* PROBLEM STATEMENT: Transcribe only part of the material below: the lines from the one containing "Give me the" through the one containing "Chart.register(...registerables);", inclusive, exactly as written.
[START OF ROWS]
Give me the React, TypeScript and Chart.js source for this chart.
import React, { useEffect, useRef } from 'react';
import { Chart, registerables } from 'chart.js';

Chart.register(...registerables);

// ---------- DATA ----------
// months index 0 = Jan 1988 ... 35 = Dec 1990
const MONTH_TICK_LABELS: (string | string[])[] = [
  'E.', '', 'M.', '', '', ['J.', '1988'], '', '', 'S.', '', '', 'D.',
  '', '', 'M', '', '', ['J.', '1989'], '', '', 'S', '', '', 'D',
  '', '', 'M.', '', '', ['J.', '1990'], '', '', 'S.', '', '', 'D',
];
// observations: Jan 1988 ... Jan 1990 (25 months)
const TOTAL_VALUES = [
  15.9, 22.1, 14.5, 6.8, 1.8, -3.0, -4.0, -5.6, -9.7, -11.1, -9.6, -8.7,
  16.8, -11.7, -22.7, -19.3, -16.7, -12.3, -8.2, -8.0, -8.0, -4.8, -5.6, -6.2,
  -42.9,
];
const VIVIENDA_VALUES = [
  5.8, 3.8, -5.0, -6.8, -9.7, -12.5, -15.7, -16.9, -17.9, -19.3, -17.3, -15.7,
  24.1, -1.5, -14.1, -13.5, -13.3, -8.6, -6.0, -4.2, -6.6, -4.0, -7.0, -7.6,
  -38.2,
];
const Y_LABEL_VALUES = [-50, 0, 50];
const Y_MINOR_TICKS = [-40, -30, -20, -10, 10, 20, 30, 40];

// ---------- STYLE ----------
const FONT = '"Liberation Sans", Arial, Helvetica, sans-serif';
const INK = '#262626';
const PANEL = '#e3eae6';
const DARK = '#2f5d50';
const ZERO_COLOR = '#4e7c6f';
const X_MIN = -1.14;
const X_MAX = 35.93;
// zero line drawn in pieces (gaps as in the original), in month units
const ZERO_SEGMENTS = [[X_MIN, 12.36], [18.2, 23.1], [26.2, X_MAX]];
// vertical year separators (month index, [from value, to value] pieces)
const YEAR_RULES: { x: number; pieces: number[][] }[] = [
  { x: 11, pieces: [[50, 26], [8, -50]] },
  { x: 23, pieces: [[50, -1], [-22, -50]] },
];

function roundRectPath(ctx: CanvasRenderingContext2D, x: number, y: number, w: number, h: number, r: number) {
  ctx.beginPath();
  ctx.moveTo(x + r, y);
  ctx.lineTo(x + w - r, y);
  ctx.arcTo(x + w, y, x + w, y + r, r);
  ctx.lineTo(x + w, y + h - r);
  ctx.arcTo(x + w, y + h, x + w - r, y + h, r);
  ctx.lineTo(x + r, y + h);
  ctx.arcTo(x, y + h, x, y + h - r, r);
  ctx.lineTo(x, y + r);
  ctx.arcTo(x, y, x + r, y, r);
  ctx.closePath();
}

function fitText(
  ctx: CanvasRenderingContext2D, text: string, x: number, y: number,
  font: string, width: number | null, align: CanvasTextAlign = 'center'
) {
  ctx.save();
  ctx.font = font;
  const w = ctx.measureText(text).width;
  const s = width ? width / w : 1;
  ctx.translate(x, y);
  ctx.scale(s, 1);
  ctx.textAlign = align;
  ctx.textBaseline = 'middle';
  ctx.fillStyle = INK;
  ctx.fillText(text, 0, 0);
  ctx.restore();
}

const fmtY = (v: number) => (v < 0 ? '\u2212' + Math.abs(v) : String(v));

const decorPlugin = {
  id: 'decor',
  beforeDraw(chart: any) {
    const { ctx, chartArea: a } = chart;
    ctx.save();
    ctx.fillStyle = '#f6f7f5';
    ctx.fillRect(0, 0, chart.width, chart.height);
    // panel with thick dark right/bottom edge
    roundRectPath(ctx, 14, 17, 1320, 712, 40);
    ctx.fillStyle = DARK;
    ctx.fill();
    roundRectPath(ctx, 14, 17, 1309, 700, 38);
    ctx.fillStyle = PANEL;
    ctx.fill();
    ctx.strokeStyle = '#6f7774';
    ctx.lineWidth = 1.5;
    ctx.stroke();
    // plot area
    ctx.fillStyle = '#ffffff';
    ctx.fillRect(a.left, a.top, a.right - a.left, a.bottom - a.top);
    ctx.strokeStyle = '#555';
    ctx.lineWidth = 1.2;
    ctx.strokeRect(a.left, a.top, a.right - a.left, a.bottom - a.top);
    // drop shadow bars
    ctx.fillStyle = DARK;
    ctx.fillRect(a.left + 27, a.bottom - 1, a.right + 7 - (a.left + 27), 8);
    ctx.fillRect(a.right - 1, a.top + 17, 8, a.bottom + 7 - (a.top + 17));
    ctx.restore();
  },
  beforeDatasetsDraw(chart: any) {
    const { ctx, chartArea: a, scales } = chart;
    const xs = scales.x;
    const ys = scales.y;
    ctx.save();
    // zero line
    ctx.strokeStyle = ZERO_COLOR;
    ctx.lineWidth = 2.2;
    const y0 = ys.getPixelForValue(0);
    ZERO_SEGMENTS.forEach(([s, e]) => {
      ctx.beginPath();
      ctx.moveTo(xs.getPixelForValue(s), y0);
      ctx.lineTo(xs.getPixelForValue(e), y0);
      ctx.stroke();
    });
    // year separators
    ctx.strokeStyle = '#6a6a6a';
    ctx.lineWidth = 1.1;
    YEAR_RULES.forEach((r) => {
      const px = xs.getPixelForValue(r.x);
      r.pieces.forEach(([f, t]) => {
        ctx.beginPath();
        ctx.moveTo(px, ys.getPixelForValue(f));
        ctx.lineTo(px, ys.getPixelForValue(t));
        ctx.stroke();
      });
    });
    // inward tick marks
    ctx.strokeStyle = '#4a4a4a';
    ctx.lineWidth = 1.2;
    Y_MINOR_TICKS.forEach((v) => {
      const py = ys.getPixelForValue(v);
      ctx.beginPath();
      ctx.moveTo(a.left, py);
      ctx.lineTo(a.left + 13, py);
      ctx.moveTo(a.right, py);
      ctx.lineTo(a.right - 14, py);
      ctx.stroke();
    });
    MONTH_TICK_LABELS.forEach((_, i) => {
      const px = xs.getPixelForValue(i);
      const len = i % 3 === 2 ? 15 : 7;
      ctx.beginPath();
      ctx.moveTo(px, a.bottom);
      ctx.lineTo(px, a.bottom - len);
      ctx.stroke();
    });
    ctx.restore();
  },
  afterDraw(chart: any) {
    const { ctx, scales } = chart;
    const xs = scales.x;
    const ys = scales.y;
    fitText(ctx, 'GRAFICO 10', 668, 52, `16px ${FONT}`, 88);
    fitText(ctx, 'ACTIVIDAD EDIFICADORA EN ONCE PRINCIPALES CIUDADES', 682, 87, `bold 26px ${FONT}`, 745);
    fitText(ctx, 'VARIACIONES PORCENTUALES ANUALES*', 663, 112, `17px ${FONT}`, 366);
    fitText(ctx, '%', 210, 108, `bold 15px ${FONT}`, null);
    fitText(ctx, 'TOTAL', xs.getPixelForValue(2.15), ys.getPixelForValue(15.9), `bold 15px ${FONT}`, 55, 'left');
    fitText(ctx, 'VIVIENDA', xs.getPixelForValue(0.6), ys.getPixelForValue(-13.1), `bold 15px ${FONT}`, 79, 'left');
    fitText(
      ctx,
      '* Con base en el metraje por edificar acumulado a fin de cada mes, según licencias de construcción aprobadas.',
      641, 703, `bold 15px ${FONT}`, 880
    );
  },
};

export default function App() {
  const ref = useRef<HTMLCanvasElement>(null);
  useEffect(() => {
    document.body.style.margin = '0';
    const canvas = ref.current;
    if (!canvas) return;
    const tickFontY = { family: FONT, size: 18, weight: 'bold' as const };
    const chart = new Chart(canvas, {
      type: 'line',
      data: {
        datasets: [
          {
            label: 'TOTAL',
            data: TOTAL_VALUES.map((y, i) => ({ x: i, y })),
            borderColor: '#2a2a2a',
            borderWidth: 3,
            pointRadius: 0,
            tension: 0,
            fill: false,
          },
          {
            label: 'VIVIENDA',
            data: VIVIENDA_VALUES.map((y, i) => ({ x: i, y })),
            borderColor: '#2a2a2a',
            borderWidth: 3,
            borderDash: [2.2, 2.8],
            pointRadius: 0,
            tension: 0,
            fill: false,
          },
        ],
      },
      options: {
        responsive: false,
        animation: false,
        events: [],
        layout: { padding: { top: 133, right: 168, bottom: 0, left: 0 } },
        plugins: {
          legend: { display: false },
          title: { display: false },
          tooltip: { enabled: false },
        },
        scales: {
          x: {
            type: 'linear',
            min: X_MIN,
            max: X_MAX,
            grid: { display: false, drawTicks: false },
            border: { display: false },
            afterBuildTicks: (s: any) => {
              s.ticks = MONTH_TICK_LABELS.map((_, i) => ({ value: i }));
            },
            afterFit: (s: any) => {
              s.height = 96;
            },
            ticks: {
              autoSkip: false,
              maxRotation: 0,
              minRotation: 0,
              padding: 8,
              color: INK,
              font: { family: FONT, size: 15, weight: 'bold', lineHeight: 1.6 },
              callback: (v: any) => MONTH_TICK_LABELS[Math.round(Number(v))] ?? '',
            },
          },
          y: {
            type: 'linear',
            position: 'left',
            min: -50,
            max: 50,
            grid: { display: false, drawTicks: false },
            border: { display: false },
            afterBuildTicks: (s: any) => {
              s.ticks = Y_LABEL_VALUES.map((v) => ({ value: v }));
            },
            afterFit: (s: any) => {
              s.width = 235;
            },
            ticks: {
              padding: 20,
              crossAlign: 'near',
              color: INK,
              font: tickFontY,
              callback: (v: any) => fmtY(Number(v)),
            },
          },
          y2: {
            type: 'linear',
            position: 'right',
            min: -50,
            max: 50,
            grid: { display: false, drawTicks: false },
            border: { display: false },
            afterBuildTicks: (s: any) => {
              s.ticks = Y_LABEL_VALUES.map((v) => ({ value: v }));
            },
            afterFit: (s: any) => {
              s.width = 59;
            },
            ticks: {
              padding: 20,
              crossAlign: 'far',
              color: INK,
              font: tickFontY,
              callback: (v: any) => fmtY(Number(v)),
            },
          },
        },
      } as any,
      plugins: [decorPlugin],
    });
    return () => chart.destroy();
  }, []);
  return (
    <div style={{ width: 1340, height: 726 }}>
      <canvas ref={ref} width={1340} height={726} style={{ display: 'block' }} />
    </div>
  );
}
[END OF ROWS]
[START OF ROWS]
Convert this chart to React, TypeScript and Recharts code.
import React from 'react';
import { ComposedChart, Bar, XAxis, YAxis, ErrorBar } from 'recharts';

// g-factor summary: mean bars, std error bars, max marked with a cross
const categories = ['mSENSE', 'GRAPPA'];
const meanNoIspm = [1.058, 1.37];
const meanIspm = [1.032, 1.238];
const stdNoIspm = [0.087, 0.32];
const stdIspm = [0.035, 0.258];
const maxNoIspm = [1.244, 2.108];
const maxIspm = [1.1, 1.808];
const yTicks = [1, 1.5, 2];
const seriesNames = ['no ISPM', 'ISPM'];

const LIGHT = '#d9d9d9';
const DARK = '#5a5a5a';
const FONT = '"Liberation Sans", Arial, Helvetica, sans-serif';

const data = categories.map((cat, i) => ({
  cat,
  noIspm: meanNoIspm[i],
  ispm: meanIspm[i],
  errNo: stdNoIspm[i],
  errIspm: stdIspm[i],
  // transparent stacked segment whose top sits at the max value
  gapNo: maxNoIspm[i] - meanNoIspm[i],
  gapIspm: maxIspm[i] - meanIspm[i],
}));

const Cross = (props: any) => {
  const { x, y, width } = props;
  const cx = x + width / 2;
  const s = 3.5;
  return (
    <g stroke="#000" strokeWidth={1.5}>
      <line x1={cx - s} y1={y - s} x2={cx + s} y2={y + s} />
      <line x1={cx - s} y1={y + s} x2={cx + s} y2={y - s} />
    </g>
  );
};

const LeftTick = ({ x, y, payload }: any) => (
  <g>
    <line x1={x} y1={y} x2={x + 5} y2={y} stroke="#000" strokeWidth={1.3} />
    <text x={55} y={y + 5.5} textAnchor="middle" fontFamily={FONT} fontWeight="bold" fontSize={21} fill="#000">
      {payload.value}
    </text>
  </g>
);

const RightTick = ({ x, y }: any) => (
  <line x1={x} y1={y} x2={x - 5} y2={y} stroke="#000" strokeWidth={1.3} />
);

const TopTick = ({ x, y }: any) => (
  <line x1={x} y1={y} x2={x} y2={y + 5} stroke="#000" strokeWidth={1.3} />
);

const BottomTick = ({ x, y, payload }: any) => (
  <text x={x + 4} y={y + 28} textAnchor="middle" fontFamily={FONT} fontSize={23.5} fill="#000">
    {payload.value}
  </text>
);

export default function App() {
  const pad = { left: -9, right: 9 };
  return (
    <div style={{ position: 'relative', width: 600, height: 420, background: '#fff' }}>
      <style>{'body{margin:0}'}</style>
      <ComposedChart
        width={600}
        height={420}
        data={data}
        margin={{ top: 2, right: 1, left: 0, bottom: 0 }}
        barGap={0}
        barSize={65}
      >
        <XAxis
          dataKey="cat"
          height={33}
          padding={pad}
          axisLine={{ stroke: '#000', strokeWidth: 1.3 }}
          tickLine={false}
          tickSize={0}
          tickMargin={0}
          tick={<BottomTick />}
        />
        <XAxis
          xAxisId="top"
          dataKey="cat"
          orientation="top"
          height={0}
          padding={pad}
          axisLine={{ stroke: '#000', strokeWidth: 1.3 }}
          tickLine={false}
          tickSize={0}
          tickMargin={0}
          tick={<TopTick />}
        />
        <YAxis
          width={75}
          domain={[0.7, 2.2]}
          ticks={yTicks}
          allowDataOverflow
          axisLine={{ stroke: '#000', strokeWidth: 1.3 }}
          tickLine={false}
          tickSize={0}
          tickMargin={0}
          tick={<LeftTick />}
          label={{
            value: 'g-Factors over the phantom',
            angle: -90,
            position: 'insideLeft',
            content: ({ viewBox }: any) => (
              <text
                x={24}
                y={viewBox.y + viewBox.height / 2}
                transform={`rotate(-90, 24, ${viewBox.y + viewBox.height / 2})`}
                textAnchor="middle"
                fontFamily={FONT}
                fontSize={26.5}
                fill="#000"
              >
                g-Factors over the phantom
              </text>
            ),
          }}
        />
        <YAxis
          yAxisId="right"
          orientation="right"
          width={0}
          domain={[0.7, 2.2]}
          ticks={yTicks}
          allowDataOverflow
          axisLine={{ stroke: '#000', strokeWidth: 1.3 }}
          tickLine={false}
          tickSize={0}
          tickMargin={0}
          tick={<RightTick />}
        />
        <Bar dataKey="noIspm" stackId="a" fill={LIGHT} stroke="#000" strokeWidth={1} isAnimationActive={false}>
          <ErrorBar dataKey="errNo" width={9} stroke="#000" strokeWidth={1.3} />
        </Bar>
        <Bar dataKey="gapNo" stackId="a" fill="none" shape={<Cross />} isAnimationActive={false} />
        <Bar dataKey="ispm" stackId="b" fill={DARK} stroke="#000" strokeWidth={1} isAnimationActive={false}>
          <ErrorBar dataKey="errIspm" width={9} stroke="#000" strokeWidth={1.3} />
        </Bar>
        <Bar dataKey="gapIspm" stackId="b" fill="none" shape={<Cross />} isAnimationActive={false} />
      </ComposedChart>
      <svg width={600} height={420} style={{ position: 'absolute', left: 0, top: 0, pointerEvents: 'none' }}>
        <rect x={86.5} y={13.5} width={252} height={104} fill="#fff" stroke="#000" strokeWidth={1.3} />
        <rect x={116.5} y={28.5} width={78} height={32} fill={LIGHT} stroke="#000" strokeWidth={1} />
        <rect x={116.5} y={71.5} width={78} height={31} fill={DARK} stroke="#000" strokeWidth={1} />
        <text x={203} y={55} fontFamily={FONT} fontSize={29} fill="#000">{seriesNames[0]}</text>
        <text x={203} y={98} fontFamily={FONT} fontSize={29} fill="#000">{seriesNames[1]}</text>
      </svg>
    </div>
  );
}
[END OF ROWS]
[START OF ROWS]
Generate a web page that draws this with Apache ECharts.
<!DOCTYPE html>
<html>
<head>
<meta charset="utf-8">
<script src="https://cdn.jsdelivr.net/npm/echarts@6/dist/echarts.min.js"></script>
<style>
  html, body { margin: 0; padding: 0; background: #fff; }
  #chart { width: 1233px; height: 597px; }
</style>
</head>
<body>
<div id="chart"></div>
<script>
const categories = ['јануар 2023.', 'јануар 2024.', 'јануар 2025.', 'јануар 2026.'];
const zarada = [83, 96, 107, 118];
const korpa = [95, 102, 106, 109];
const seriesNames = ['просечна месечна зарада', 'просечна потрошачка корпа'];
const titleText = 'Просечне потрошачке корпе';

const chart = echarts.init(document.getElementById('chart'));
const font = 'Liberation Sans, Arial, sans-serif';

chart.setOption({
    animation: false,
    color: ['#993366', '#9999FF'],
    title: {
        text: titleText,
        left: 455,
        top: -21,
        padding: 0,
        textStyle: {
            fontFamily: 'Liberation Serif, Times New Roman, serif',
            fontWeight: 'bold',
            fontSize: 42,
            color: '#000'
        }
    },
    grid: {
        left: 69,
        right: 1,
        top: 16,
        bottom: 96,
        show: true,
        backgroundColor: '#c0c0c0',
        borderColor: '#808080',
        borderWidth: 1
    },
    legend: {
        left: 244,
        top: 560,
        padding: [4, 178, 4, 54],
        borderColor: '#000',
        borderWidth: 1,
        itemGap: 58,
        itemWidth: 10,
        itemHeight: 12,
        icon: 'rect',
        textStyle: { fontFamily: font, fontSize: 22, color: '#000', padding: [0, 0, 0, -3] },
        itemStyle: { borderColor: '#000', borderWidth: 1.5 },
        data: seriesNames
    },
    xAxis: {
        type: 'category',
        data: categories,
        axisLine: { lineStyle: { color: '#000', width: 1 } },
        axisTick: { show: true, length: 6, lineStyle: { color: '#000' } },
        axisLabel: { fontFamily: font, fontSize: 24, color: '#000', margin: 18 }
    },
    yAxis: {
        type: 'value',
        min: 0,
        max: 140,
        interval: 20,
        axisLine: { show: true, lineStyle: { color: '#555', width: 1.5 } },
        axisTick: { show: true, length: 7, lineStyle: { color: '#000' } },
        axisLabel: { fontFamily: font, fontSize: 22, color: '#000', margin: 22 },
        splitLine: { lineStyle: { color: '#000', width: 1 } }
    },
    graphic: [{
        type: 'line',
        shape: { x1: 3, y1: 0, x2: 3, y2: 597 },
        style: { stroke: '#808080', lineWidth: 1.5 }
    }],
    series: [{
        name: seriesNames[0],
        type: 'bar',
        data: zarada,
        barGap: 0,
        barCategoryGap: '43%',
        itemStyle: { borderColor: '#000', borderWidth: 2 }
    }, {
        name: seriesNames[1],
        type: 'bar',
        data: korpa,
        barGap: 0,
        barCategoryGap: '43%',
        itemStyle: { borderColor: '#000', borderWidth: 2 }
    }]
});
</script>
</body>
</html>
[END OF ROWS]
* RESPONSE TO THIS EXERCISE:
Give me the React, TypeScript and Chart.js source for this chart.
import React, { useEffect, useRef } from 'react';
import { Chart, registerables } from 'chart.js';

Chart.register(...registerables);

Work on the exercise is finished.